I love the sound and smell of spluttering jeera! I think it simply raises the senses of a foodies soul 🙂 Now don’t get too involved with the jeera as you don’t want them to burn! The smell of buring jeera is something that every foodie would want to avoid!! Just trust me on this!
Add a pinch of asafoetida to the jeera and dump the cabbage and start sauteing on medium flame. Top it up with about a tsp of salt and add the coriander and chilli powders. Soon the cabbage will start wilting.
Add a few drops (and I mean a few drops) of water to the cabbage to speed along the cooking time.

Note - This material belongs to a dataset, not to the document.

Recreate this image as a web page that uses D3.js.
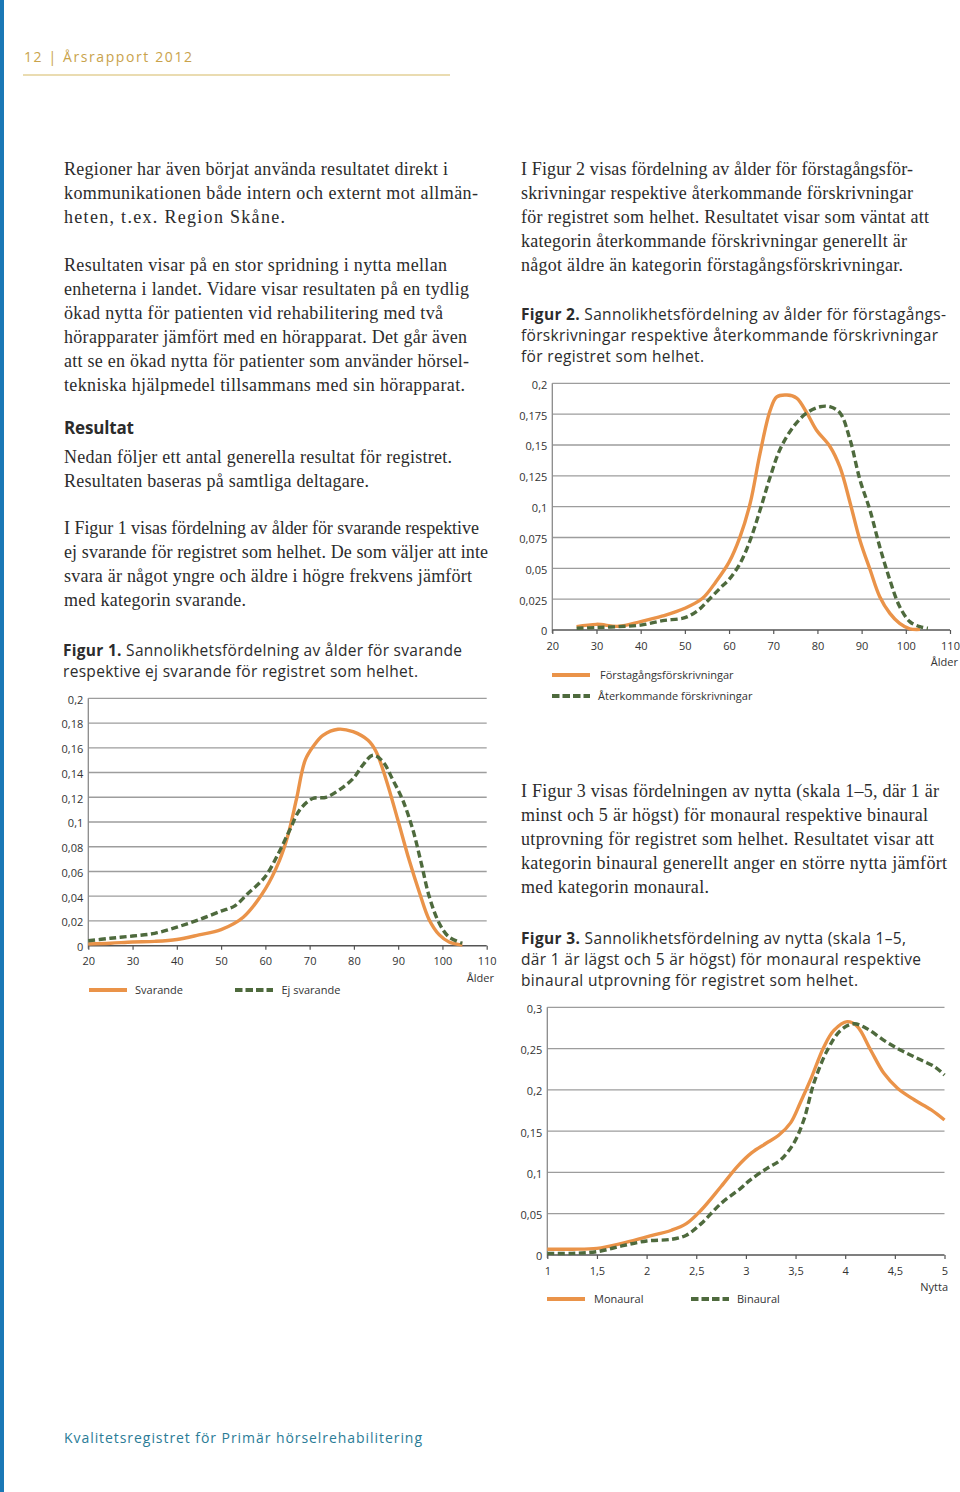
<!DOCTYPE html>
<html><head><meta charset="utf-8">
<script src="https://cdn.jsdelivr.net/npm/d3@7/dist/d3.min.js"></script>
<style>
html,body{margin:0;padding:0;background:#fff;}
svg{display:block;}
</style></head>
<body>
<svg id="page" width="960" height="1492"></svg>
<script>
// ---------- DATA ----------
// Figure 1: age distribution, respondents vs non-respondents
const fig1Categories = ["Svarande", "Ej svarande"];
const fig1SvarandeAge = [20,25,30,35,40,45,50,55,60,63.2,65,67,69,71,73,76.4,79.8,83.2,85,87.3,89.9,92.5,94.8,97,99.3,101.5,104.5];
const fig1SvarandeVal = [0.0014,0.002,0.003,0.0035,0.005,0.0087,0.013,0.023,0.046,0.069,0.088,0.118,0.15,0.162,0.170,0.175,0.173,0.166,0.157,0.134,0.102,0.069,0.043,0.021,0.0087,0.003,0.0005];
const fig1EjAge = [20,25,30,35,40,45,50,53,56,60,63,65.5,67.8,70.7,73.7,76.7,79.8,82,84.3,86.5,88.8,91,93.3,95.2,97,99.3,101.5,104.5];
const fig1EjVal = [0.004,0.006,0.0078,0.010,0.015,0.021,0.028,0.032,0.042,0.056,0.075,0.0935,0.110,0.119,0.120,0.126,0.135,0.146,0.154,0.149,0.134,0.118,0.094,0.067,0.040,0.018,0.007,0.002];
const fig1XTicks = [20,30,40,50,60,70,80,90,100,110];
const fig1YTicks = [0,0.02,0.04,0.06,0.08,0.1,0.12,0.14,0.16,0.18,0.2];
const fig1YLabels = ["0","0,02","0,04","0,06","0,08","0,1","0,12","0,14","0,16","0,18","0,2"];

// Figure 2: first-time vs returning prescriptions
const fig2Categories = ["Förstagångsförskrivningar", "Återkommande förskrivningar"];
const fig2FirstAge = [25.5,30,35,40,45,50,54,57,60,62.5,64.8,67,69.3,70.8,73.1,75.3,77.6,79.8,82.8,85.1,87.4,89.6,91.9,94.1,96.4,98.6,100.9,103.2];
const fig2FirstVal = [0.0027,0.0046,0.003,0.0068,0.0114,0.0176,0.0257,0.039,0.055,0.0757,0.103,0.143,0.178,0.189,0.1905,0.188,0.176,0.162,0.149,0.132,0.103,0.073,0.049,0.027,0.0135,0.0054,0.001,0.0005];
const fig2ReturnAge = [25.5,30,35,40,45,50,53,55,58,60,62.5,64.8,67,69.3,71.6,74.6,77.6,80.6,82.8,85.1,87.4,89.6,91.9,94.1,96.4,98.6,100.9,103.2,105];
const fig2ReturnVal = [0.0014,0.002,0.0027,0.004,0.0076,0.010,0.016,0.023,0.034,0.041,0.054,0.073,0.097,0.124,0.147,0.165,0.176,0.181,0.181,0.176,0.154,0.122,0.097,0.0675,0.0405,0.019,0.0068,0.0027,0.0014];
const fig2XTicks = [20,30,40,50,60,70,80,90,100,110];
const fig2YTicks = [0,0.025,0.05,0.075,0.1,0.125,0.15,0.175,0.2];
const fig2YLabels = ["0","0,025","0,05","0,075","0,1","0,125","0,15","0,175","0,2"];

// Figure 3: benefit (scale 1-5), monaural vs binaural
const fig3Categories = ["Monaural", "Binaural"];
const fig3MonoX = [1,1.25,1.5,1.75,2,2.25,2.4,2.55,2.75,2.92,3.06,3.2,3.33,3.45,3.55,3.65,3.785,3.886,4.02,4.12,4.257,4.39,4.527,4.695,4.863,5];
const fig3MonoVal = [0.0069,0.007,0.008,0.014,0.022,0.030,0.038,0.0545,0.083,0.108,0.124,0.135,0.145,0.16,0.185,0.212,0.252,0.272,0.2826,0.277,0.248,0.22,0.202,0.188,0.176,0.1635];
const fig3BinX = [1,1.25,1.5,1.75,2,2.25,2.4,2.55,2.75,2.95,3.045,3.213,3.348,3.48,3.583,3.684,3.82,3.953,4.088,4.22,4.39,4.56,4.73,4.9,5];
const fig3BinVal = [0.002,0.002,0.004,0.011,0.017,0.019,0.024,0.038,0.0625,0.081,0.091,0.105,0.115,0.135,0.1635,0.208,0.248,0.272,0.280,0.274,0.26,0.248,0.238,0.228,0.218];
const fig3XTicks = [1,1.5,2,2.5,3,3.5,4,4.5,5];
const fig3XLabels = ["1","1,5","2","2,5","3","3,5","4","4,5","5"];
const fig3YTicks = [0,0.05,0.1,0.15,0.2,0.25,0.3];
const fig3YLabels = ["0","0,05","0,1","0,15","0,2","0,25","0,3"];

// ---------- PAGE ----------
const svg = d3.select("#page");
const SERIF = "'Liberation Serif','DejaVu Serif',serif";
const SANS = "'Open Sans','Noto Sans','DejaVu Sans',sans-serif";
const TXT = "#2c2c2c";
const ORANGE = "#EA9349";
const GREEN = "#4E6A3D";

svg.append("rect").attr("x",0).attr("y",0).attr("width",4).attr("height",1492).attr("fill","#1a78b6");

// header
svg.append("text").attr("x",24).attr("y",62).attr("font-family",SANS).attr("font-size",14)
  .attr("fill","#c9a34c").attr("textLength",168).attr("lengthAdjust","spacing")
  .text("12 | Årsrapport 2012");
svg.append("line").attr("x1",23).attr("x2",450).attr("y1",75).attr("y2",75)
  .attr("stroke","#d6b964").attr("stroke-width",1.2);

function textLine(x, y, s, end, opts={}) {
  const t = svg.append("text").attr("x",x).attr("y",y)
    .attr("font-family",opts.font||SERIF).attr("font-size",opts.size||18)
    .attr("fill",opts.fill||TXT);
  if (opts.weight) t.attr("font-weight",opts.weight);
  if (end) t.attr("textLength",end-x).attr("lengthAdjust","spacing");
  if (opts.bold) {
    t.append("tspan").attr("font-weight","bold").text(opts.bold);
    t.append("tspan").text(s);
  } else t.text(s);
  return t;
}

// left column body
const leftLines = [
  [175,"Regioner har även börjat använda resultatet direkt i",448],
  [199,"kommunikationen både intern och externt mot allmän-",478],
  [223,"heten, t.ex. Region Skåne.",285],
  [271,"Resultaten visar på en stor spridning i nytta mellan",447],
  [295,"enheterna i landet. Vidare visar resultaten på en tydlig",469],
  [319,"ökad nytta för patienten vid rehabilitering med två",443],
  [343,"hörapparater jämfört med en hörapparat. Det går även",467],
  [367,"att se en ökad nytta för patienter som använder hörsel-",469],
  [391,"tekniska hjälpmedel tillsammans med sin hörapparat.",465],
  [463,"Nedan följer ett antal generella resultat för registret.",452],
  [487,"Resultaten baseras på samtliga deltagare.",369],
  [534,"I Figur 1 visas fördelning av ålder för svarande respektive",479],
  [558,"ej svarande för registret som helhet. De som väljer att inte",488],
  [582,"svara är något yngre och äldre i högre frekvens jämfört",472],
  [606,"med kategorin svarande.",246]
];
leftLines.forEach(d => textLine(64, d[0], d[1], d[2]));
textLine(64, 434, "Resultat", 134, {font:SANS, size:17, weight:"bold"});
textLine(63, 656, " Sannolikhetsfördelning av ålder för svarande", 462, {font:SANS, size:15.5, bold:"Figur 1."});
textLine(63, 677, "respektive ej svarande för registret som helhet.", 418, {font:SANS, size:15.5});

// right column body
const rightLines = [
  [175,"I Figur 2 visas fördelning av ålder för förstagångsför-",913],
  [199,"skrivningar respektive återkommande förskrivningar",913],
  [223,"för registret som helhet. Resultatet visar som väntat att",929],
  [247,"kategorin återkommande förskrivningar generellt är",907],
  [271,"något äldre än kategorin förstagångsförskrivningar.",903],
  [797,"I Figur 3 visas fördelningen av nytta (skala 1–5, där 1 är",939],
  [821,"minst och 5 är högst) för monaural respektive binaural",928],
  [845,"utprovning för registret som helhet. Resultatet visar att",934],
  [869,"kategorin binaural generellt anger en större nytta jämfört",947],
  [893,"med kategorin monaural.",709]
];
rightLines.forEach(d => textLine(521, d[0], d[1], d[2]));
textLine(521, 320, " Sannolikhetsfördelning av ålder för förstagångs-", 946, {font:SANS, size:15.5, bold:"Figur 2."});
textLine(521, 341, "förskrivningar respektive återkommande förskrivningar", 938, {font:SANS, size:15.5});
textLine(521, 362, "för registret som helhet.", 704, {font:SANS, size:15.5});
textLine(521, 944, " Sannolikhetsfördelning av nytta (skala 1–5,", 906, {font:SANS, size:15.5, bold:"Figur 3."});
textLine(521, 965, "där 1 är lägst och 5 är högst) för monaural respektive", 921, {font:SANS, size:15.5});
textLine(521, 986, "binaural utprovning för registret som helhet.", 858, {font:SANS, size:15.5});

// footer
textLine(64, 1443, "Kvalitetsregistret för Primär hörselrehabilitering", 422, {font:SANS, size:14, fill:"#2a7c97"});

// ---------- CHARTS ----------
function chart(cfg) {
  const g = svg.append("g");
  const x = d3.scaleLinear().domain(cfg.xDomain).range([cfg.left, cfg.right]);
  const y = d3.scaleLinear().domain(cfg.yDomain).range([cfg.bottom, cfg.top]);
  // gridlines
  g.selectAll(".grid").data(cfg.yTicks.slice(1)).join("line")
    .attr("x1", cfg.left).attr("x2", cfg.right)
    .attr("y1", d => y(d)).attr("y2", d => y(d))
    .attr("stroke", "#9d9d9d").attr("stroke-width", 1.3);
  // y axis
  const ya = d3.axisLeft(y).tickValues(cfg.yTicks).tickSize(0).tickPadding(5)
    .tickFormat((d,i) => cfg.yLabels[i]);
  const yg = g.append("g").attr("transform", `translate(${cfg.left},0)`).call(ya);
  yg.select(".domain").attr("stroke", "#8a8a8a").attr("stroke-width", 1.3)
    .attr("d", `M0,${cfg.top}V${cfg.bottom+3}`);
  yg.selectAll("text").attr("font-family", SANS).attr("font-size", 11).attr("fill", "#333").attr("dy", "0.45em");
  // x axis
  const xa = d3.axisBottom(x).tickValues(cfg.xTicks).tickSize(4).tickPadding(8)
    .tickFormat((d,i) => cfg.xLabels ? cfg.xLabels[i] : String(d));
  const xg = g.append("g").attr("transform", `translate(0,${cfg.bottom})`).call(xa);
  xg.select(".domain").attr("stroke", "#555").attr("stroke-width", 1.5)
    .attr("d", `M${cfg.left},0H${cfg.right}`);
  xg.selectAll(".tick line").attr("stroke", "#555").attr("stroke-width", 1.2);
  xg.selectAll("text").attr("font-family", SANS).attr("font-size", 11).attr("fill", "#333");
  // axis title
  g.append("text").attr("x", cfg.titleX).attr("y", cfg.bottom + 36)
    .attr("text-anchor", "end").attr("font-family", SANS).attr("font-size", 11).attr("fill", "#333")
    .text(cfg.axisTitle);
  // series
  const line = d3.line().x(d => x(d[0])).y(d => y(d[1])).curve(d3.curveCatmullRom.alpha(0.5));
  cfg.series.forEach(s => {
    const pts = s.x.map((v,i) => [v, s.y[i]]);
    g.append("path").attr("d", line(pts)).attr("fill", "none")
      .attr("stroke", s.color).attr("stroke-width", 3.4)
      .attr("stroke-dasharray", s.dashed ? "7,3.5" : null)
      .attr("stroke-linejoin", "round");
  });
  // legend
  cfg.legend.forEach((l, i) => {
    const s = cfg.series[i];
    g.append("line").attr("x1", l[0]).attr("x2", l[0] + 38).attr("y1", l[1]).attr("y2", l[1])
      .attr("stroke", s.color).attr("stroke-width", 4)
      .attr("stroke-dasharray", s.dashed ? "7.5,3" : null);
    g.append("text").attr("x", l[2]).attr("y", l[1] + 4)
      .attr("font-family", SANS).attr("font-size", 11).attr("fill", "#333")
      .text(cfg.categories[i]);
  });
}

chart({
  xDomain:[20,110], yDomain:[0,0.2], left:88.3, right:486.7, top:698.3, bottom:945.7,
  xTicks:fig1XTicks, yTicks:fig1YTicks, yLabels:fig1YLabels,
  axisTitle:"Ålder", titleX:494, categories:fig1Categories,
  series:[{x:fig1SvarandeAge,y:fig1SvarandeVal,color:ORANGE},{x:fig1EjAge,y:fig1EjVal,color:GREEN,dashed:true}],
  legend:[[89,990,135],[235,990,281.5]]
});
chart({
  xDomain:[20,110], yDomain:[0,0.2], left:552.3, right:950, top:383.3, bottom:630,
  xTicks:fig2XTicks, yTicks:fig2YTicks, yLabels:fig2YLabels,
  axisTitle:"Ålder", titleX:958, categories:fig2Categories,
  series:[{x:fig2FirstAge,y:fig2FirstVal,color:ORANGE},{x:fig2ReturnAge,y:fig2ReturnVal,color:GREEN,dashed:true}],
  legend:[[552,675,600],[552,696,598]]
});
chart({
  xDomain:[1,5], yDomain:[0,0.3], left:547.3, right:944.5, top:1007.3, bottom:1255,
  xTicks:fig3XTicks, xLabels:fig3XLabels, yTicks:fig3YTicks, yLabels:fig3YLabels,
  axisTitle:"Nytta", titleX:948, categories:fig3Categories,
  series:[{x:fig3MonoX,y:fig3MonoVal,color:ORANGE},{x:fig3BinX,y:fig3BinVal,color:GREEN,dashed:true}],
  legend:[[547,1299,594],[691,1299,737]]
});
</script>
</body></html>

Adding too much water could leave you with a mushy mix and you definitely don’t want that.
Test taste the cabbage mixture and add the fresh coriander leaves if you are happy with the taste and the texture of the cabbage. Saute a bit and switch off the stove. Now, your stuffing is done! Just leave it alone to cool.
30 minutes later
Do not add additional water unless required. Just use the judgement of the inner chef in you when it concerns the use of additional water and oil while mixing the dough.
Cabbage is a naturally watery vegetable and the moisture from the stuffing mixture will be more than enough to get a beautiful dough which will kinda look like this ->
Now make little discs and start rolling the paratha like you would a chapathi…..Dust the paratha with some dry flour as you roll it out. The paratha should not be too thin. If it looks a little a little bulkier than a chapathi you are good to go.
Toast it on a nice hot tava on both sides with a bit of olive oil or some ghee (if your waist line would allow it…sigh) until pretty little brown spots start appearing on the surface
Remove the paratha from the pan and serve hot with a smile and some fresh yogurt or daal or any other side that you fancy!